Année 1864 |
5 février 1864
Paul de Noailles à Alfred de Falloux
5 février 1864
Mon très cher confrère,
J'ai causé avec M. Guizot de l'élection. Il m'a dit que M. de Lavergne1 s'étant présenté, (il n'a pas encore écrit sa lettre à l'académie), il lui avait engagé se voix, trouvant le choix excellent, que la seule objection qu'on pouvait faire contre lui, à savoir que c'était un candidat politique, n'en avait jamais été une pour lui ; qu'il ne l'avait admise, ni pour vous, ni pour M. Berryer etc., et qu'il avait, dans le temps, été assez choqué de ce que cela avait été le motif d'exclusion pour M. Cuvillier-Fleury2 ; qu'il n'était pas le seul qui portait M. de Lavergne3, que les Broglie4, M. Villemain et d'Autran étaient décidés pour lui, qu'ils pouvait compter sur neuf voix. Je lui ai opposé quelques raisons tirées, comme politique, moins de son emploi dans l'ancien gouvernement, que de sa candidature et de la protestation électorale dans l'opposition au gouvernement actuel, puis sa qualité de membre de l'Institut qui exigeait alors un mérite très supérieur, et enfin la certitude, si personne ne renonce au sien, de faire passer le candidat impérial, qui ne votera pas ensuite avec nous.

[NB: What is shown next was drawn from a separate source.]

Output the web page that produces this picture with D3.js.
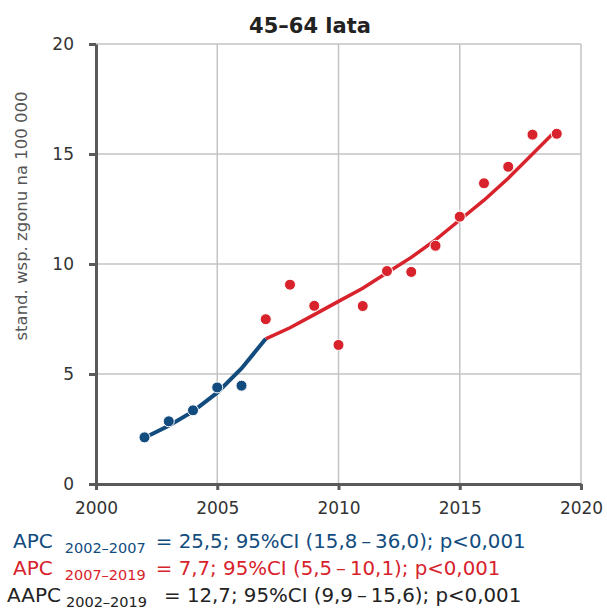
<!DOCTYPE html>
<html>
<head>
  <meta charset="UTF-8">
  <style>
    body { margin: 0; background: #fff; }
    svg { display: block; font-family: "DejaVu Sans", sans-serif; }
  </style>
</head>
<body>
<svg></svg>
<script src="https://d3js.org/d3.v7.min.js"></script>
<script>

let width = 607, height = 611;

// data
const years = [2002, 2003, 2004, 2005, 2006, 2007, 2008, 2009, 2010, 2011, 2012, 2013, 2014, 2015, 2016, 2017, 2018, 2019];
const observed = [2.12, 2.85, 3.35, 4.39, 4.47, 7.49, 9.06, 8.1, 6.32, 8.09, 9.68, 9.64, 10.83, 12.15, 13.67, 14.42, 15.88, 15.92];
const fitBlueYears = [2002, 2003, 2004, 2005, 2006, 2007];
const fitBlue = [2.1, 2.65, 3.3, 4.15, 5.25, 6.6];
const fitRedYears = [2007, 2008, 2009, 2010, 2011, 2012, 2013, 2014, 2015, 2016, 2017, 2018, 2019];
const fitRed = [6.6, 7.1, 7.7, 8.3, 8.9, 9.6, 10.3, 11.1, 12.0, 12.9, 13.9, 15.0, 16.1];
const xTicks = [2000, 2005, 2010, 2015, 2020];
const yTicks = [0, 5, 10, 15, 20];

const blue = "#124c7e", red = "#d8222c", axisCol = "#5a5a5a", gridCol = "#c3c3c3";

let svg = d3.select("svg")
    .attr("width", width)
    .attr("height", height);

let x = d3.scaleLinear().domain([2000, 2020]).range([96, 581]);
let y = d3.scaleLinear().domain([0, 20]).range([484, 44]);

// title
svg.append("text")
    .attr("x", 310).attr("y", 33)
    .attr("text-anchor", "middle")
    .style("font-size", "21px").style("font-weight", "bold").style("fill", "#222")
    .text("45–64 lata");

// grid
svg.append("g").selectAll("line")
    .data(xTicks.slice(1))
    .enter().append("line")
    .attr("x1", d => x(d)).attr("x2", d => x(d))
    .attr("y1", y(20)).attr("y2", y(0))
    .style("stroke", gridCol).style("stroke-width", 1.5);

svg.append("g").selectAll("line")
    .data(yTicks.slice(1))
    .enter().append("line")
    .attr("x1", x(2000)).attr("x2", x(2020))
    .attr("y1", d => y(d)).attr("y2", d => y(d))
    .style("stroke", gridCol).style("stroke-width", 1.5);

// axes
let yAxis = svg.append("g")
    .attr("transform", "translate(" + x(2000) + ",0)")
    .call(d3.axisLeft(y).tickValues(yTicks).tickSize(7).tickPadding(15).tickSizeOuter(0));
let xAxis = svg.append("g")
    .attr("transform", "translate(0," + y(0) + ")")
    .call(d3.axisBottom(x).tickValues(xTicks).tickFormat(d3.format("d")).tickSize(6).tickPadding(6).tickSizeOuter(0));

[yAxis, xAxis].forEach(a => {
    a.select(".domain").style("stroke", axisCol).style("stroke-width", 3);
    a.selectAll(".tick line").style("stroke", axisCol).style("stroke-width", 3);
    a.selectAll(".tick text").style("font-size", "17px").style("fill", "#333")
        .style("font-family", "'DejaVu Sans', sans-serif");
});
xAxis.selectAll(".tick text").attr("dy", "1.05em");

// y label
svg.append("text")
    .attr("transform", "translate(27,216) rotate(-90)")
    .attr("text-anchor", "middle")
    .style("font-size", "16.5px").style("fill", "#555")
    .text("stand. wsp. zgonu na 100 000");

// fitted lines
let line = d3.line().x(d => x(d[0])).y(d => y(d[1]));
svg.append("path")
    .datum(fitRedYears.map((yr, i) => [yr, fitRed[i]]))
    .attr("d", line)
    .style("fill", "none").style("stroke", red).style("stroke-width", 3.5);
svg.append("path")
    .datum(fitBlueYears.map((yr, i) => [yr, fitBlue[i]]))
    .attr("d", line)
    .style("fill", "none").style("stroke", blue).style("stroke-width", 4);

// observed points
svg.append("g").selectAll("circle")
    .data(years.map((yr, i) => [yr, observed[i]]))
    .enter().append("circle")
    .attr("cx", d => x(d[0])).attr("cy", d => y(d[1]))
    .attr("r", 5.5)
    .style("fill", d => d[0] < 2007 ? blue : red)
    .style("stroke", "#fff").style("stroke-width", 1);

// annotation lines
const notes = [
    { main: "APC", sub: "2002–2007", rest: "= 25,5; 95%CI (15,8\u2009–\u200936,0); p<0,001", color: blue, x: 13, y: 548, gap: 12, gap2: 10 },
    { main: "APC", sub: "2007–2019", rest: "= 7,7; 95%CI (5,5\u2009–\u200910,1); p<0,001", color: red, x: 13, y: 575, gap: 12, gap2: 10 },
    { main: "AAPC", sub: "2002–2019", rest: "= 12,7; 95%CI (9,9\u2009–\u200915,6); p<0,001", color: "#222", x: 7, y: 602, gap: 5, gap2: 17 }
];

notes.forEach(n => {
    let t = svg.append("text")
        .attr("x", n.x).attr("y", n.y)
        .style("font-size", "20px").style("fill", n.color);
    t.append("tspan").text(n.main);
    t.append("tspan").attr("dx", n.gap).attr("dy", 5).style("font-size", "14.5px").text(n.sub);
    t.append("tspan").attr("dx", n.gap2).attr("dy", -5).style("font-size", "19.8px").text(n.rest);
});

</script>
</body>
</html>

Quant à la qualité de poète pour la succession de M. de Vigny5, ce n'est pas une raison, et l'académie s'est souvent attachée à agir en sens contraire, pour ne pas créer d'antécédents qui plus tard généraient sa liberté. Nous nous sommes quittés en ayant l'air de dire qu'il faudrait que toutes les voix se ralliassent sur celui qui en aurait le plus. Cela ne se fera pas avant le mois prochain. J'ai entrevu Montalembert à la séance, sans pouvoir lui parler. Je le verrai dans la semaine. Ce qu'il y aurait de mieux pour M. Autran6, c'est qu'on obtint de M. de Lavergne qu'il se retirat. J’espère bien que nous aurons le plaisir de vous voir au moins à la fin du mois.
Veuillez croire, Monsieur le comte, à toute l'assurance de mes sentiments les plus dévoués.
Noailles.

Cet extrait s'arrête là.